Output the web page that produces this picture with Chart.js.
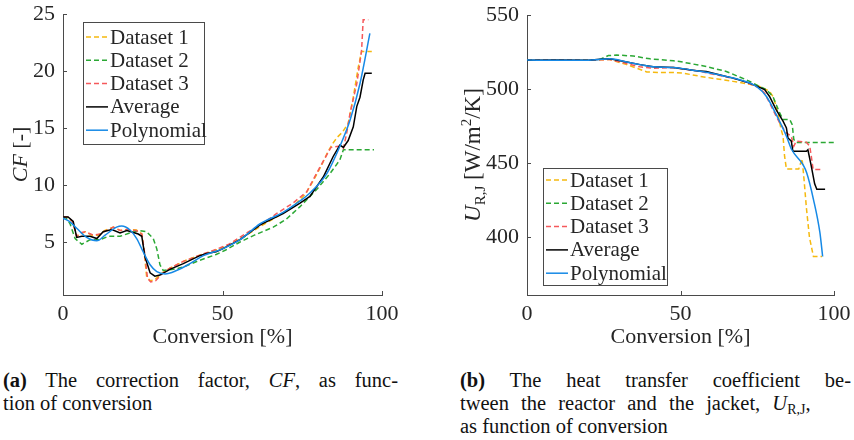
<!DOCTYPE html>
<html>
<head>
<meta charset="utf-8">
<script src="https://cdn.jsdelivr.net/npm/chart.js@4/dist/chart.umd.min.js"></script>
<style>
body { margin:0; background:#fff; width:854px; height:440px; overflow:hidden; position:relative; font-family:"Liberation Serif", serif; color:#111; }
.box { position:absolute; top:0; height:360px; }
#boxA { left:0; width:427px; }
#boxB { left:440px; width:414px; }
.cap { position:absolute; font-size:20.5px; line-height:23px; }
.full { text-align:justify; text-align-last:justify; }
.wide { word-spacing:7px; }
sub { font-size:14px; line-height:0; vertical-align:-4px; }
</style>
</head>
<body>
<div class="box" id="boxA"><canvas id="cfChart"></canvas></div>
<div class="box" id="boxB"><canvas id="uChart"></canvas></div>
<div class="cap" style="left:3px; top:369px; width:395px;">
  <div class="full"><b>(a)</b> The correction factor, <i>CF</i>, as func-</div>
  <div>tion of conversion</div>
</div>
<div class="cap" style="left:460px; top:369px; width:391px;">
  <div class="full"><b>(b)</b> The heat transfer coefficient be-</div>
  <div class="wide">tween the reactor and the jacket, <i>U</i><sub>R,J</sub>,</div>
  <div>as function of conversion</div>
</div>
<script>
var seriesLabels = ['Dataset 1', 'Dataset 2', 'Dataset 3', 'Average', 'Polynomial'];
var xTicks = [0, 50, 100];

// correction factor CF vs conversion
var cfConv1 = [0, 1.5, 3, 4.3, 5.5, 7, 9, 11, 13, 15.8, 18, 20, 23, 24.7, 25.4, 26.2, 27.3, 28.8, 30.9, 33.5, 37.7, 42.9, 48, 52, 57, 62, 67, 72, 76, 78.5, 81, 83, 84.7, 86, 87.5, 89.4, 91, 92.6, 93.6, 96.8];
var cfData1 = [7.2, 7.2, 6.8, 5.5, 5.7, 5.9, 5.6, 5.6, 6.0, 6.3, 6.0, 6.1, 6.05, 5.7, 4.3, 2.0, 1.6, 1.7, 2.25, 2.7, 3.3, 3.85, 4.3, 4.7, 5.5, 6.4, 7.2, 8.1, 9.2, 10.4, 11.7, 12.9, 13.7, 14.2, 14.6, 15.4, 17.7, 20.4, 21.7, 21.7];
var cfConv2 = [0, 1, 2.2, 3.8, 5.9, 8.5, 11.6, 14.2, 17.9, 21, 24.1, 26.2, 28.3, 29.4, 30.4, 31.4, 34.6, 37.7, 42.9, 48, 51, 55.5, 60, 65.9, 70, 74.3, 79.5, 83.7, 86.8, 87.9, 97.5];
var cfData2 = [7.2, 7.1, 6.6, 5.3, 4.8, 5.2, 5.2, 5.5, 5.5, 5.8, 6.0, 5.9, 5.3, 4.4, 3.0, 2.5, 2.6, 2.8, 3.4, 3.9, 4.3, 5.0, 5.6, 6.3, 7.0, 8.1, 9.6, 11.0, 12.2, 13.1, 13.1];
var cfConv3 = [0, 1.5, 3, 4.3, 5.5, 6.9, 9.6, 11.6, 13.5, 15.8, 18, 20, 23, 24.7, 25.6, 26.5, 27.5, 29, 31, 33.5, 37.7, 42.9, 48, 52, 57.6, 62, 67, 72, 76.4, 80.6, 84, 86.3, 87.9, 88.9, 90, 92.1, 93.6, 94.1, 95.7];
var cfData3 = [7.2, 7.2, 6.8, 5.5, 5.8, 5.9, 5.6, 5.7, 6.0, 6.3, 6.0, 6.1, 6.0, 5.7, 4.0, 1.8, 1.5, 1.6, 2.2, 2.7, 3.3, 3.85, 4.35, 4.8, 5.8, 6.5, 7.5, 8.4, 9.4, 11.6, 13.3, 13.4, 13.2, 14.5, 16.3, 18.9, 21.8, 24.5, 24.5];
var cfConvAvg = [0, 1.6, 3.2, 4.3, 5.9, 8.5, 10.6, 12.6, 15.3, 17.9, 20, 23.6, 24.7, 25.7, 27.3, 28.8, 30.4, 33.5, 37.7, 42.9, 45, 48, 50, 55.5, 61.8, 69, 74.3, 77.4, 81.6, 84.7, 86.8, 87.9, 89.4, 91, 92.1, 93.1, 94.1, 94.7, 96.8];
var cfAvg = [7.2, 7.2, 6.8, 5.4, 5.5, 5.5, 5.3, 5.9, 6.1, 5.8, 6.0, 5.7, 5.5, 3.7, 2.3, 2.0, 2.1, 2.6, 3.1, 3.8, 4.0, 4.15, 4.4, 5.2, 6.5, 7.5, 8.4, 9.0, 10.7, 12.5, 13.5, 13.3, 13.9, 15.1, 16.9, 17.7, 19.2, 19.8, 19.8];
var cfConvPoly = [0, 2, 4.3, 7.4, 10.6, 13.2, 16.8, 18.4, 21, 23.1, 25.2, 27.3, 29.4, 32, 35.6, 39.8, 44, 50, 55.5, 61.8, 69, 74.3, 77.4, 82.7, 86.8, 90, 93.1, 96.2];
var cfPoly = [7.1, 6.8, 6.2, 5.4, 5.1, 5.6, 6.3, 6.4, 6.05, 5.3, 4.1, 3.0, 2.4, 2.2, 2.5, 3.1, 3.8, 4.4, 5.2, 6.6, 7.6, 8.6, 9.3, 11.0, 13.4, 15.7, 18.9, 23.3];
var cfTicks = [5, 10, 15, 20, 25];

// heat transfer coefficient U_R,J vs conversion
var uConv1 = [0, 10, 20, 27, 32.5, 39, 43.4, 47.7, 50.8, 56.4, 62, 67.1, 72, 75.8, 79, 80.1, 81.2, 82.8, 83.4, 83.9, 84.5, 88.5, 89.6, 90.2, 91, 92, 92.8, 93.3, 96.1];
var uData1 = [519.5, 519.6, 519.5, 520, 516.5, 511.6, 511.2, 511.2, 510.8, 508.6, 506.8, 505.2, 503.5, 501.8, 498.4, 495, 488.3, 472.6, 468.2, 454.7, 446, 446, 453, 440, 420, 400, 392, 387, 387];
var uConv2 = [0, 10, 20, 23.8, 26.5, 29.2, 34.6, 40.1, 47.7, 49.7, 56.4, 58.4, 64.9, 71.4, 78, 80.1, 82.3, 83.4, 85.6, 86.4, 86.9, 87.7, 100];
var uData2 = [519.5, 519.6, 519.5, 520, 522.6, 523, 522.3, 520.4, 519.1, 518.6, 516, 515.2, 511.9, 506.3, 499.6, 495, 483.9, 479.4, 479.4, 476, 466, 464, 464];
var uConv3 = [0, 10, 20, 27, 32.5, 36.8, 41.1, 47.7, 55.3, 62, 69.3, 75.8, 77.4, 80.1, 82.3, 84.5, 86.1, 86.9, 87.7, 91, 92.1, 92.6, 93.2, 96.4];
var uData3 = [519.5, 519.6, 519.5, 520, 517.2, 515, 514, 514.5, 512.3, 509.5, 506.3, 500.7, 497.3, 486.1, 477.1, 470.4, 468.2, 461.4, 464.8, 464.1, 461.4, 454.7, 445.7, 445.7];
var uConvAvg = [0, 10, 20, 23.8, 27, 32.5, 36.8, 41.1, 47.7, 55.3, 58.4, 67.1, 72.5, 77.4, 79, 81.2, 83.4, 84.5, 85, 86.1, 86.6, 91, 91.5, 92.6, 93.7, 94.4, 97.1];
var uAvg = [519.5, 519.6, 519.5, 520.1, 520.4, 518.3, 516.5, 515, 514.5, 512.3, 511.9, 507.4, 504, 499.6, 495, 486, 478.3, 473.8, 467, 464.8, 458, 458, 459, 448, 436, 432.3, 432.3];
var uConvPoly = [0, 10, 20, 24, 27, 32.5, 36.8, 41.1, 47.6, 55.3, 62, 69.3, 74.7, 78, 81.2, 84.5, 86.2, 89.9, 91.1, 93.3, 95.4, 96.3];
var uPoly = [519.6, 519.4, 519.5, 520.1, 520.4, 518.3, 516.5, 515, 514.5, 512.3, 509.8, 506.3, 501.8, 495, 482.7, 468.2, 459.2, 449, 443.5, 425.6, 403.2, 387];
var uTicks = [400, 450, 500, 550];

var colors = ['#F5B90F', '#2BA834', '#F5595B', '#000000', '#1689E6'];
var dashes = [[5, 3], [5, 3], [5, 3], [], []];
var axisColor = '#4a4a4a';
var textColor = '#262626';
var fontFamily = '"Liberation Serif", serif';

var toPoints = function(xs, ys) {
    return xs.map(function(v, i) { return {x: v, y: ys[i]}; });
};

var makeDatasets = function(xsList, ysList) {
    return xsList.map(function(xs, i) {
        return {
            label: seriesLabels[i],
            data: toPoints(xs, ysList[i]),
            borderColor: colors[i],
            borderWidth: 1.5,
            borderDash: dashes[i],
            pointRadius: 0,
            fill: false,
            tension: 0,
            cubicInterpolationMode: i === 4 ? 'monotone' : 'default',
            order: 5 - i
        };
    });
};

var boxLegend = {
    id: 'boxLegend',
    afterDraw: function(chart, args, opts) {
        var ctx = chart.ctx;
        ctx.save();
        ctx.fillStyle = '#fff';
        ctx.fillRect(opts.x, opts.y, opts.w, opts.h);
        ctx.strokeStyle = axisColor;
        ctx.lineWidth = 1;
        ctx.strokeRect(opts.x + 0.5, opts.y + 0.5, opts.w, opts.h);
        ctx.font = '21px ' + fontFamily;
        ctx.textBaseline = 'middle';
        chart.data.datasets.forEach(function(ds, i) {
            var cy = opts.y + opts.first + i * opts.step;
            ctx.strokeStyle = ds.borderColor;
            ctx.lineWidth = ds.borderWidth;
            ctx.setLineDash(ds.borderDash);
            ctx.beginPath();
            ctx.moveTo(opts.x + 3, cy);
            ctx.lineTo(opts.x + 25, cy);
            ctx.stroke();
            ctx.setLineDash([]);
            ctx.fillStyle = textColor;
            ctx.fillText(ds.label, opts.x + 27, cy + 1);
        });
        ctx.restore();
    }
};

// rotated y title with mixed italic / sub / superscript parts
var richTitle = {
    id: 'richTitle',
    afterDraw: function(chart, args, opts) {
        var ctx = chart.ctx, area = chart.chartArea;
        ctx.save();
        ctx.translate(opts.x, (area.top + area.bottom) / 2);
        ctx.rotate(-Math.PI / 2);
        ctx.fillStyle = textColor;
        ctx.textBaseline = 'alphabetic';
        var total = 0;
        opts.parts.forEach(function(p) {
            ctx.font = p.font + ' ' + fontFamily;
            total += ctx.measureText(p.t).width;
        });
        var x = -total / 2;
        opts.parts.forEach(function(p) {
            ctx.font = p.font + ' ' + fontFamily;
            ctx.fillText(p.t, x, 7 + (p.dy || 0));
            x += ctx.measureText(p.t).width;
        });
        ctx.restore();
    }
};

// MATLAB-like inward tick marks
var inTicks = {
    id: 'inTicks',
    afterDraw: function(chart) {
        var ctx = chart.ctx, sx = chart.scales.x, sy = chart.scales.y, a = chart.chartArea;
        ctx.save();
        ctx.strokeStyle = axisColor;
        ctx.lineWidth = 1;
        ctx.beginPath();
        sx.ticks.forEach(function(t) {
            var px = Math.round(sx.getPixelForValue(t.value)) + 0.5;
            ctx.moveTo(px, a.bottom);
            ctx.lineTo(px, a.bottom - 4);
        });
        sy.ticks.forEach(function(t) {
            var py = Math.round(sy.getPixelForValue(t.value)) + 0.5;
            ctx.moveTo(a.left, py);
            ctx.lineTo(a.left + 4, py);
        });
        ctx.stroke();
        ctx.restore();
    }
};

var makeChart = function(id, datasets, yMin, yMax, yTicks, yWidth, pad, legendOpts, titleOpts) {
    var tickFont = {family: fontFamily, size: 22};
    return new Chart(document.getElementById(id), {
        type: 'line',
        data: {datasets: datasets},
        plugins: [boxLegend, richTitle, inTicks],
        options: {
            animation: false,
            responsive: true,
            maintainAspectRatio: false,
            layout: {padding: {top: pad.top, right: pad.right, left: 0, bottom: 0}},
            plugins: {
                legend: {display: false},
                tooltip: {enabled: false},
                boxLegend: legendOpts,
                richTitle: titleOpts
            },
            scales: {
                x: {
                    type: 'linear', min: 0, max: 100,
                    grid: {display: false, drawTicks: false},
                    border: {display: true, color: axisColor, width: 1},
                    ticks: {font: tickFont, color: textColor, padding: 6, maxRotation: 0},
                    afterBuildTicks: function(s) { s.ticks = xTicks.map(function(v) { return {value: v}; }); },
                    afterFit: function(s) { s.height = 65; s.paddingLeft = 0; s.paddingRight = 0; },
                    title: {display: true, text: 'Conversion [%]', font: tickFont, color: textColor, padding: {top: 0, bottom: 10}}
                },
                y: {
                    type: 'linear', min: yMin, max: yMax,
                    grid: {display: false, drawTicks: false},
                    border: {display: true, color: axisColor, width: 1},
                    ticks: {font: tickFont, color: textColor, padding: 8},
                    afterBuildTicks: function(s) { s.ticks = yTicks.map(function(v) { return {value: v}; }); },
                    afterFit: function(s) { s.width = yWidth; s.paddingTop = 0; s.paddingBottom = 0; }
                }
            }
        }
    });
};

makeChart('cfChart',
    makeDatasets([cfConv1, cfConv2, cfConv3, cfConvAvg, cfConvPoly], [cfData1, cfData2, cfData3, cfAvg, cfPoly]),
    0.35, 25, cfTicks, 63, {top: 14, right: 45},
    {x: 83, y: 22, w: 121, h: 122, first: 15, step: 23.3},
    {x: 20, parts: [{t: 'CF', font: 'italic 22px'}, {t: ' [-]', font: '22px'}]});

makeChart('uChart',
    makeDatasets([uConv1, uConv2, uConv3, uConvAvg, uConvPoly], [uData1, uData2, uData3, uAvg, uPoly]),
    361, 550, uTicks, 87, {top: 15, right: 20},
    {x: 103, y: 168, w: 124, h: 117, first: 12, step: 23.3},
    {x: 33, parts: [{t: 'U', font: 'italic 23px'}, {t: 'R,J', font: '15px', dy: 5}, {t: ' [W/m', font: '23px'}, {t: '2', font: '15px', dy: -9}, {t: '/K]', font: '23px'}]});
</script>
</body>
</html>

## EXERCISE INSTRUCTIONS
Restate exactly, please, only the lines between the start of the data and the line containing "var xTicks = [0, 50, 100];", both ends included, skipping the pictures.

## OUTPUT BELOW
Output the web page that produces this picture with Chart.js.
<!DOCTYPE html>
<html>
<head>
<meta charset="utf-8">
<script src="https://cdn.jsdelivr.net/npm/chart.js@4/dist/chart.umd.min.js"></script>
<style>
body { margin:0; background:#fff; width:854px; height:440px; overflow:hidden; position:relative; font-family:"Liberation Serif", serif; color:#111; }
.box { position:absolute; top:0; height:360px; }
#boxA { left:0; width:427px; }
#boxB { left:440px; width:414px; }
.cap { position:absolute; font-size:20.5px; line-height:23px; }
.full { text-align:justify; text-align-last:justify; }
.wide { word-spacing:7px; }
sub { font-size:14px; line-height:0; vertical-align:-4px; }
</style>
</head>
<body>
<div class="box" id="boxA"><canvas id="cfChart"></canvas></div>
<div class="box" id="boxB"><canvas id="uChart"></canvas></div>
<div class="cap" style="left:3px; top:369px; width:395px;">
  <div class="full"><b>(a)</b> The correction factor, <i>CF</i>, as func-</div>
  <div>tion of conversion</div>
</div>
<div class="cap" style="left:460px; top:369px; width:391px;">
  <div class="full"><b>(b)</b> The heat transfer coefficient be-</div>
  <div class="wide">tween the reactor and the jacket, <i>U</i><sub>R,J</sub>,</div>
  <div>as function of conversion</div>
</div>
<script>
var seriesLabels = ['Dataset 1', 'Dataset 2', 'Dataset 3', 'Average', 'Polynomial'];
var xTicks = [0, 50, 100];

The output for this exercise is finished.